In Reform’s report Core business published today, new analysis by leading academics shows that GCSEs – particularly in maths and science – are “intellectually deficient” compared to their international counterparts. This will perhaps come as no surprise to those who follow the movements of the private education sector. Why else would independent schools be moving in their droves to offer rigorous, well-respected qualifications like the International GCSE?

Segregating children into those who “can” and those who “cannot” helps no-one. The simple fact is that academic study matters, not just for the select few but for all, both individually and for the country. Those with GCSEs earn 15 per cent more than those without.
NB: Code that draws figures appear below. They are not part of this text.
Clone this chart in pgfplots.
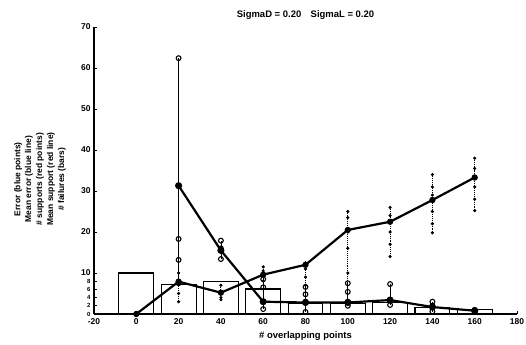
\documentclass[border=0pt]{standalone}
\usepackage{pgfplots}
\pgfplotsset{compat=1.18}
\usepackage{fontspec}
\setmainfont{Liberation Sans}
\begin{document}
\begin{tikzpicture}[font=\bfseries]
\begin{axis}[name=ax,
  scale only axis, width=423bp, height=287bp,
  xmin=-20, xmax=180, ymin=0, ymax=70,
  axis lines=left, axis line style={-, line width=1.4pt},
  xtick={-20,0,20,40,60,80,100,120,140,160,180},
  ytick={10,20,30,40,50,60,70},
  extra y ticks={0,2,4,6,8},
  extra y tick style={tick label style={font=\bfseries\fontsize{6}{6}\selectfont}},
  tick align=inside, major tick length=3bp,
  tick style={black, line width=0.9pt},
  /pgf/number format/assume math mode=true,
  tick label style={font=\bfseries\fontsize{8.5}{9}\selectfont},
  xticklabel style={yshift=-1.5bp},
  xlabel={\# overlapping points},
  xlabel style={font=\bfseries\fontsize{9.5}{10}\selectfont, yshift=0bp},
  title={SigmaD = 0.20\quad SigmaL = 0.20},
  title style={font=\bfseries\fontsize{9.5}{10}\selectfont, yshift=-2bp},
  clip=false,
]
% bars: # failures
\addplot[ybar, bar width=16.5, bar shift=0pt, fill=white, draw=black, line width=1.1pt]
  coordinates {(0,10)(20,7.1)(40,8.0)(60,6.1)(80,2.6)(100,2.6)(120,2.8)(140,1.6)(160,1.0)};
% error points (circles) with range lines
\addplot[black, line width=0.7pt, mark=o, mark size=2.4bp, mark options={line width=1.1pt}]
  coordinates {(20,62.4)(20,18.3)(20,13.2)(20,7.5)};
\addplot[black, line width=0.7pt, mark=o, mark size=2.4bp, mark options={line width=1.1pt}]
  coordinates {(40,17.9)(40,13.4)(40,16)};
\addplot[black, line width=0.7pt, mark=o, mark size=2.4bp, mark options={line width=1.1pt}]
  coordinates {(60,8.5)(60,6.5)(60,3)(60,1.2)};
\addplot[black, line width=0.7pt, mark=o, mark size=2.4bp, mark options={line width=1.1pt}]
  coordinates {(80,6.6)(80,4.8)(80,3)(80,0.5)};
\addplot[black, line width=0.7pt, mark=o, mark size=2.4bp, mark options={line width=1.1pt}]
  coordinates {(100,7.5)(100,5.4)(100,3)(100,2)};
\addplot[black, line width=0.7pt, mark=o, mark size=2.4bp, mark options={line width=1.1pt}]
  coordinates {(120,7.3)(120,3.5)(120,2.2)};
\addplot[black, line width=0.7pt, mark=o, mark size=2.4bp, mark options={line width=1.1pt}]
  coordinates {(140,3)(140,2)(140,0.6)};
\addplot[black, line width=0.7pt, mark=o, mark size=2.4bp, mark options={line width=1.1pt}]
  coordinates {(160,1)(160,0.5)};
% support points (dots) with dotted range lines
\addplot[black, densely dotted, line width=0.9pt, mark=*, mark size=1.1bp, mark options={solid}]
  coordinates {(20,10)(20,5)(20,3)};
\addplot[black, densely dotted, line width=0.9pt, mark=*, mark size=1.1bp, mark options={solid}]
  coordinates {(40,7)(40,4)(40,3.5)};
\addplot[black, densely dotted, line width=0.9pt, mark=*, mark size=1.1bp, mark options={solid}]
  coordinates {(60,11.5)(60,10.5)(60,8)};
\addplot[black, densely dotted, line width=0.9pt, mark=*, mark size=1.1bp, mark options={solid}]
  coordinates {(80,12.5)(80,11)(80,9)(80,7)};
\addplot[black, densely dotted, line width=0.9pt, mark=*, mark size=1.1bp, mark options={solid}]
  coordinates {(100,25)(100,23.5)(100,20)(100,16)(100,10)(100,3)};
\addplot[black, densely dotted, line width=0.9pt, mark=*, mark size=1.1bp, mark options={solid}]
  coordinates {(120,26)(120,24)(120,20)(120,17)(120,14)};
\addplot[black, densely dotted, line width=0.9pt, mark=*, mark size=1.1bp, mark options={solid}]
  coordinates {(140,34)(140,31)(140,29)(140,25)(140,22)(140,19.8)};
\addplot[black, densely dotted, line width=0.9pt, mark=*, mark size=1.1bp, mark options={solid}]
  coordinates {(160,38)(160,35.5)(160,33)(160,31)(160,28)(160,25.2)};
% mean error line
\addplot[black, line width=2.2pt, mark=*, mark size=2.4bp]
  coordinates {(20,31.3)(40,15.5)(60,3)(80,2.8)(100,2.8)(120,3.4)(140,1.7)(160,0.8)};
% mean support line
\addplot[black, line width=2.2pt, mark=*, mark size=2bp]
  coordinates {(0,0)(20,7.9)(40,5.2)(60,9.6)(80,12)(100,20.5)(120,22.5)(140,27.8)(160,33.3)};
% y label block
\node[rotate=90, align=center, font=\bfseries\fontsize{8.5}{11}\selectfont]
  at ([xshift=-54bp]rel axis cs:0,0.47)
  {Error (blue points)\\Mean error (blue line)\\\# supports (red points)\\Mean support (red line)\\\# failures (bars)};
\end{axis}
\pgfresetboundingbox
\path (ax.south west) ++(-94bp,-31bp) rectangle ++(526bp,345bp);
\end{tikzpicture}
\end{document}
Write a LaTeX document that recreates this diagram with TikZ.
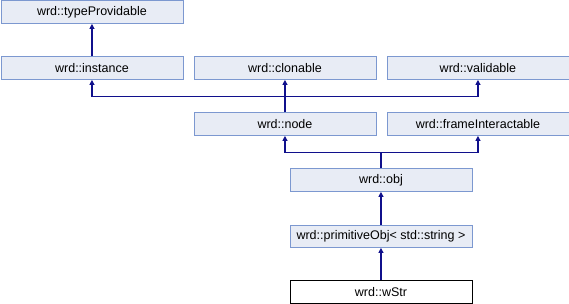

And academic qualifications are essential to improve social mobility; Alan Milburn’s recent report found that only 0.2 per cent of individuals progress from non-academic routes into higher education.

The real divide is not between the “cans” and “cannots” but between the “haves” and “have nots” – those children who receive a decent academic education, and those who are deprived of that opportunity by schools that have no choice but to play the system. 70 per cent of elite graduates on the Government’s Teach First programme believe that schools encourage pupils to choose qualifications that will benefit the school’s league table ranking over the pupil’s long term future.

England is unique in having a national obsession with the idea that some children just aren’t “suited” to academic study. Across the developed world there is a clear understanding that all students will study for academic qualifications throughout compulsory education.

The Conservatives have appointed Sir Richard Sykes to lead a review considering the future of qualifications. If he shares Michael Gove’s vision of the best possible education, he must make two central recommendations for 14-16 education.

Firstly, all students should be required to study a minimum of five academic GCSEs. Vocational study should become an addition to rather than a replacement for academic study at this age, and school league tables must be reformed to reflect attainment in this academic core. The incentive for schools to deny their pupils academic education must be removed.

Secondly, it must be recognised that the English educational bureaucracy is the problem, not the solution. Organisations such as the Qualifications and Curriculum Development Agency, which sets the curriculum, have explicitly focused on widening participation at the expense of rigorous academics. In order to return GCSEs to a top-tier international level, responsibility for setting standards should be given to university academics working with school heads of department. The “have nots” deserve nothing less.